With Linux, there are none of these problems! It’s completely free, with no strings attached.

Winner: Linux. You can’t beat free!

2. Game Availability

Linux Compatible Games on Steam

Linux Compatible Games on Steam

In terms of sheer game availability, Windows takes the cake. Not only does Windows natively support thousands of titles, but you can rest assured that all the latest AAA PC games will be supported on Windows 10.

That being said, Linux does support many of the popular titles. Around 76% of the top 1000 steam games have a gold rating (runs perfectly with minor modifications) in terms of compatibility, with 20% of the titles natively supported. And not just Steam, you can even play games from other sources like Origin, Uplay, Epic Games, and tons more by using Lutris.

Recommended ReadingThe Ultimate Linux Gaming Guide – where and how to find games compatible on Linux.

Furthermore, game developers are slowly turning their attention to Linux, and it’s not long till we see AAA titles simultaneously releasing for both Windows and Linux. Much of this is thanks to all the major Cloud Gaming Services being built on Linux.

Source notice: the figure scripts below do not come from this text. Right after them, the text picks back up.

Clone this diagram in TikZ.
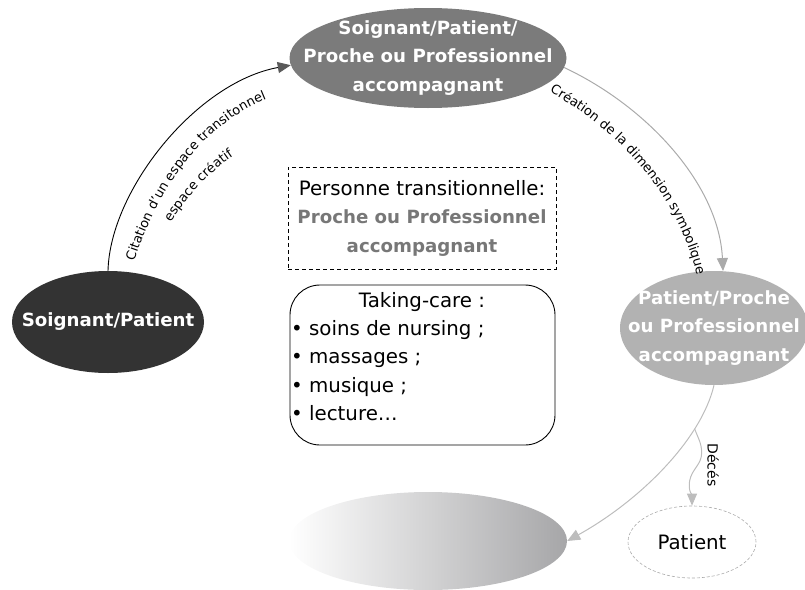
\documentclass[tikz,border=0pt]{standalone}
\usepackage{fontspec}
\setmainfont{DejaVu Sans}
\usetikzlibrary{shapes.geometric,arrows.meta,decorations.text}
\definecolor{cTop}{HTML}{7B7B7B}
\definecolor{cLeft}{HTML}{333333}
\definecolor{cRight}{HTML}{B2B2B2}
\definecolor{cGrayTxt}{HTML}{777777}
\definecolor{cArr2}{HTML}{AAAAAA}
\definecolor{cArr3}{HTML}{BDBDBD}
\definecolor{cShade}{HTML}{A6A6A8}
\begin{document}
\begin{tikzpicture}[x=1pt,y=-1pt,
  ellshape/.style={ellipse, inner sep=0pt},
  elltext/.style={inner sep=0pt, align=center, text=white,
    font=\fontsize{18.2}{28.5}\selectfont\bfseries},
  reg/.style={font=\fontsize{19.8}{28.5}\selectfont},
  curvetext/.style={decoration={text along path, text align=center,
    text={|\fontsize{13}{14}\selectfont|#1}}, decorate}
]
\useasboundingbox (0,0) rectangle (805,589);

% ellipses
\node[ellshape, fill=cTop, minimum width=277pt, minimum height=100pt] (top) at (428,58) {};
\node[elltext] (toptext) at (top.center)
  {Soignant/Patient/\\Proche ou Professionnel\\accompagnant};
\node[ellshape, fill=cLeft, minimum width=192pt, minimum height=102pt] (left) at (108,322) {};
\node[elltext] (lefttext) at (left.center) {Soignant/Patient};
\node[ellshape, fill=cRight, minimum width=188pt, minimum height=114pt] (right) at (714,328) {};
\node[elltext] (righttext) at (right.center)
  {Patient/Proche\\ou Professionnel\\accompagnant};
\node[ellshape, minimum width=278pt, minimum height=98pt,
  left color=white, right color=cShade] (bot) at (428,541) {};
\node[ellshape, draw=cArr2, dash pattern=on 3pt off 2pt, line width=0.6pt,
  minimum width=128pt, minimum height=72pt] (pat) at (692,542) {};
\node[reg] (pattext) at (pat.center) {Patient};

% boxes
\node[draw, dash pattern=on 4pt off 3pt, line width=0.9pt, minimum width=268pt,
  minimum height=102pt, align=center, reg] (trans) at (422,218)
  {Personne transitionnelle:\\
   \textcolor{cGrayTxt}{\fontsize{18.2}{28.5}\selectfont\bfseries Proche ou Professionnel}\\
   \textcolor{cGrayTxt}{\fontsize{18.2}{28.5}\selectfont\bfseries accompagnant}};
\node[draw, line width=0.9pt, rounded corners=30pt, minimum width=265pt,
  minimum height=160pt] (care) at (422.5,365) {};
\node[reg] (caretitle) at (422,302) {Taking-care :};
\node[reg, anchor=north west, align=left, inner sep=0pt] (carelist) at (291,320)
  {• soins de nursing ;\\• massages ;\\• musique ;\\• lecture…};

% arrow 1
\draw[line width=0.9pt, black, -{Triangle[length=13pt,width=11pt,color=black!65]}]
  (left.north) .. controls +(2,-81) and +(-94,17) .. (top.183);
\coordinate (a1) at (133,265);
\coordinate (a2) at (270,98);
\path[curvetext={Citation d'un espace transitonnel}]
  (a1) .. controls (152,205) and (192,128) .. (a2);
\coordinate (e1) at (167,229);
\coordinate (e2) at (240,152);
\path[curvetext={espace créatif}]
  (e1) .. controls (183,201) and (207,172) .. (e2);

% arrow 2
\draw[line width=1pt, cArr2, -{Triangle[length=13pt,width=11pt]}]
  (top.-4) .. controls +(85,40) and +(-4,-85) .. (right.81);
\coordinate (c1) at (548,91);
\coordinate (c2) at (697,277);
\path[curvetext={Création de la dimension symbolique}]
  (c1) .. controls (615,128) and (678,192) .. (c2);

% arrow 3
\draw[line width=1pt, cArr3, -{Triangle[length=13pt,width=11pt]}]
  (right.south) .. controls +(-13,55) and +(72,-40) .. (bot.east) coordinate[pos=0.26] (br);

% arrow 4
\draw[line width=1pt, cArr3, -{Triangle[length=12pt,width=10pt]}]
  (br) to[out=-70,in=90] ++(7,24) to[out=-90,in=80] ++(-12,28) to[out=-100,in=90] (pat.north);
\node[rotate=-90, font=\fontsize{14}{14}\selectfont] (deces) at (713,465) {Décés};
\end{tikzpicture}
\end{document}
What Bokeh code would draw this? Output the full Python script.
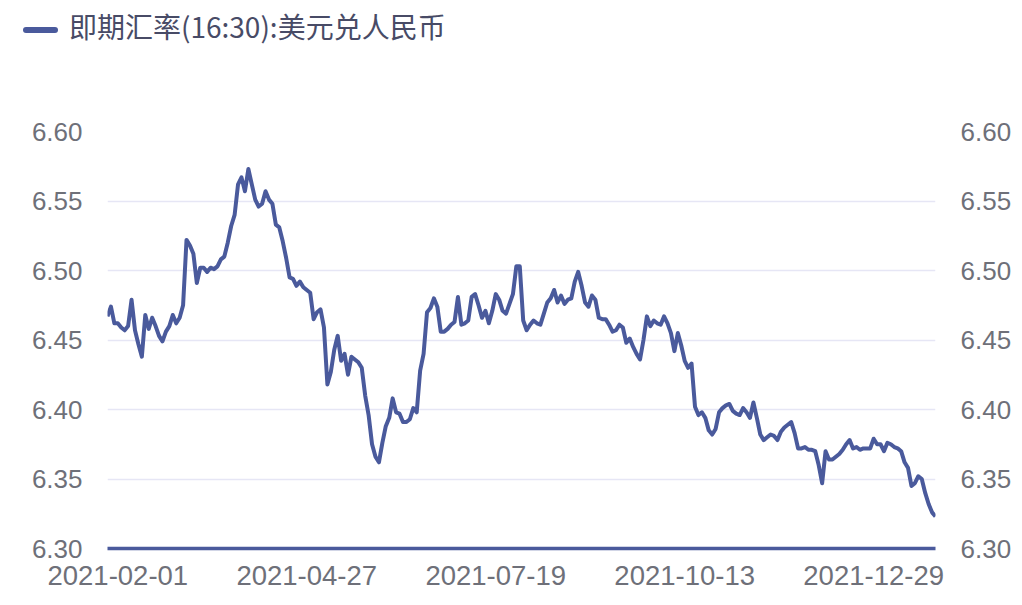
from bokeh.plotting import figure
from bokeh.layouts import column
from bokeh.models import (Range1d, LinearAxis, FixedTicker, Div,
                          ColumnDataSource, CustomJSTickFormatter)
from bokeh.embed import file_html
from bokeh.resources import INLINE

series_name = "即期汇率(16:30):美元兑人民币"

rate = [
    6.467, 6.474, 6.462, 6.462, 6.459, 6.457, 6.460, 6.479, 6.457, 6.447,
    6.438, 6.468, 6.458, 6.466, 6.460, 6.453, 6.449, 6.456, 6.460, 6.468,
    6.462, 6.466, 6.475, 6.522, 6.518, 6.512, 6.491, 6.502, 6.502, 6.499,
    6.502, 6.501, 6.503, 6.508, 6.510, 6.520, 6.532, 6.540, 6.562, 6.567,
    6.557, 6.573, 6.562, 6.551, 6.546, 6.548, 6.557, 6.551, 6.548, 6.533,
    6.531, 6.521, 6.509, 6.495, 6.494, 6.489, 6.492, 6.488, 6.486, 6.484,
    6.465, 6.470, 6.472, 6.459, 6.418, 6.427, 6.443, 6.453, 6.435, 6.440,
    6.425, 6.438, 6.436, 6.434, 6.430, 6.410, 6.396, 6.375, 6.366, 6.362,
    6.376, 6.388, 6.394, 6.408, 6.398, 6.397, 6.391, 6.391, 6.393, 6.401,
    6.398, 6.428, 6.440, 6.470, 6.473, 6.480, 6.474, 6.456, 6.456, 6.458,
    6.461, 6.463, 6.481, 6.461, 6.462, 6.464, 6.481, 6.483, 6.475, 6.466,
    6.471, 6.462, 6.471, 6.483, 6.479, 6.471, 6.469, 6.476, 6.483, 6.503,
    6.503, 6.464, 6.457, 6.461, 6.464, 6.462, 6.461, 6.469, 6.477, 6.480,
    6.486, 6.477, 6.482, 6.476, 6.479, 6.480, 6.492, 6.499, 6.489, 6.477,
    6.474, 6.482, 6.479, 6.466, 6.465, 6.465, 6.461, 6.456, 6.457, 6.461,
    6.459, 6.448, 6.451, 6.445, 6.440, 6.436, 6.450, 6.467, 6.460, 6.464,
    6.462, 6.461, 6.467, 6.462, 6.455, 6.442, 6.455, 6.446, 6.435, 6.430,
    6.433, 6.402, 6.396, 6.398, 6.394, 6.385, 6.382, 6.386, 6.398, 6.401,
    6.403, 6.404, 6.399, 6.397, 6.396, 6.401, 6.398, 6.394, 6.405, 6.394,
    6.382, 6.378, 6.380, 6.382, 6.381, 6.378, 6.384, 6.387, 6.389, 6.391,
    6.383, 6.372, 6.372, 6.373, 6.371, 6.371, 6.370, 6.360, 6.347, 6.370,
    6.364, 6.364, 6.366, 6.368, 6.371, 6.375, 6.378, 6.372, 6.373, 6.371,
    6.372, 6.372, 6.372, 6.379, 6.375, 6.375, 6.370, 6.376, 6.375, 6.373,
    6.372, 6.370, 6.362, 6.358, 6.345, 6.347, 6.352, 6.350, 6.340, 6.332,
    6.326, 6.323,
]

# category index of each shown date label (every 55th trading day)
tick_index = [3, 58, 113, 168, 223]
tick_labels = ["2021-02-01", "2021-04-27", "2021-07-19", "2021-10-13", "2021-12-29"]

y_ticks = [6.30, 6.35, 6.40, 6.45, 6.50, 6.55, 6.60]

LINE = "#4a5a9c"
LABEL = "#6e7079"
W = 1016

# ---- legend strip ----
legend_html = (
    '<div style="position:relative;width:%dpx;height:100px;">'
    '<span style="position:absolute;left:23px;top:27px;width:35px;height:6px;'
    'border-radius:3px;background:%s;"></span>'
    '<span style="position:absolute;left:69px;top:8px;font-family:\'Noto Sans CJK SC\';'
    'font-size:28px;line-height:36px;color:#484b66;white-space:nowrap;">%s</span>'
    '</div>' % (W, LINE, series_name)
)
lg = Div(text=legend_html, width=W, height=100, margin=0)

# ---- main chart ----
src = ColumnDataSource(dict(x=list(range(len(rate))), y=rate))

p = figure(width=W, height=497, output_backend="svg", toolbar_location=None,
           x_range=Range1d(0, len(rate) - 1), y_range=Range1d(6.30, 6.60),
           min_border_left=107, min_border_right=81, min_border_top=31, min_border_bottom=49)
p.outline_line_color = None

p.line("x", "y", source=src, line_color=LINE, line_width=4, line_join="round")

xa = p.xaxis[0]
xa.ticker = FixedTicker(ticks=tick_index)
xa.major_label_overrides = {i: s for i, s in zip(tick_index, tick_labels)}
xa.axis_line_color = LINE
xa.axis_line_width = 3.5
xa.major_tick_line_color = None
xa.major_tick_out = 0
xa.minor_tick_line_color = None
xa.minor_tick_out = 0
xa.major_label_text_font = "Liberation Sans"
xa.major_label_text_font_size = "27.5px"
xa.major_label_text_color = LABEL
xa.major_label_standoff = 17

ya = p.yaxis[0]
ra = LinearAxis()
p.add_layout(ra, "right")
fmt = CustomJSTickFormatter(code="return tick.toFixed(2);")
for ax in (ya, ra):
    ax.ticker = FixedTicker(ticks=y_ticks)
    ax.formatter = fmt
    ax.axis_line_color = None
    ax.major_tick_line_color = None
    ax.major_tick_out = 0
    ax.minor_tick_line_color = None
    ax.minor_tick_out = 0
    ax.major_label_text_font = "Liberation Sans"
    ax.major_label_text_font_size = "26px"
    ax.major_label_text_color = LABEL
    ax.major_label_standoff = 25

p.xgrid.grid_line_color = None
p.ygrid.ticker = FixedTicker(ticks=y_ticks)
p.ygrid.grid_line_color = "#e6e6f5"
p.ygrid.grid_line_width = 1.5

layout = column(lg, p, spacing=0)
open("out.html", "w").write(file_html(layout, INLINE))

As such, as we advance, Linux should play almost any PC game out there. But for now, Windows still holds the throne!

Winner: Windows – for now!

3. System Setup

System Set-Up

System Set-Up

With Windows, gaming is more or less a “plug and play” ordeal. You download/install the game you like, hit the play button, and that’s it! This is because most of the PC games are “natively supported” on Windows.

As we discussed in the above section, many of the titles are also “natively supported” on Linux. And yes, you can play these games without any additional set-ups or tweaks!

However, a good chunk of the Linux-supported titles will require some extra labor from your end. This includes downloading some additional dependencies, installing a few ports, and the likes. If you’re already a Linux user, you should be somewhat familiar with this stuff, as these are necessary to install some apps.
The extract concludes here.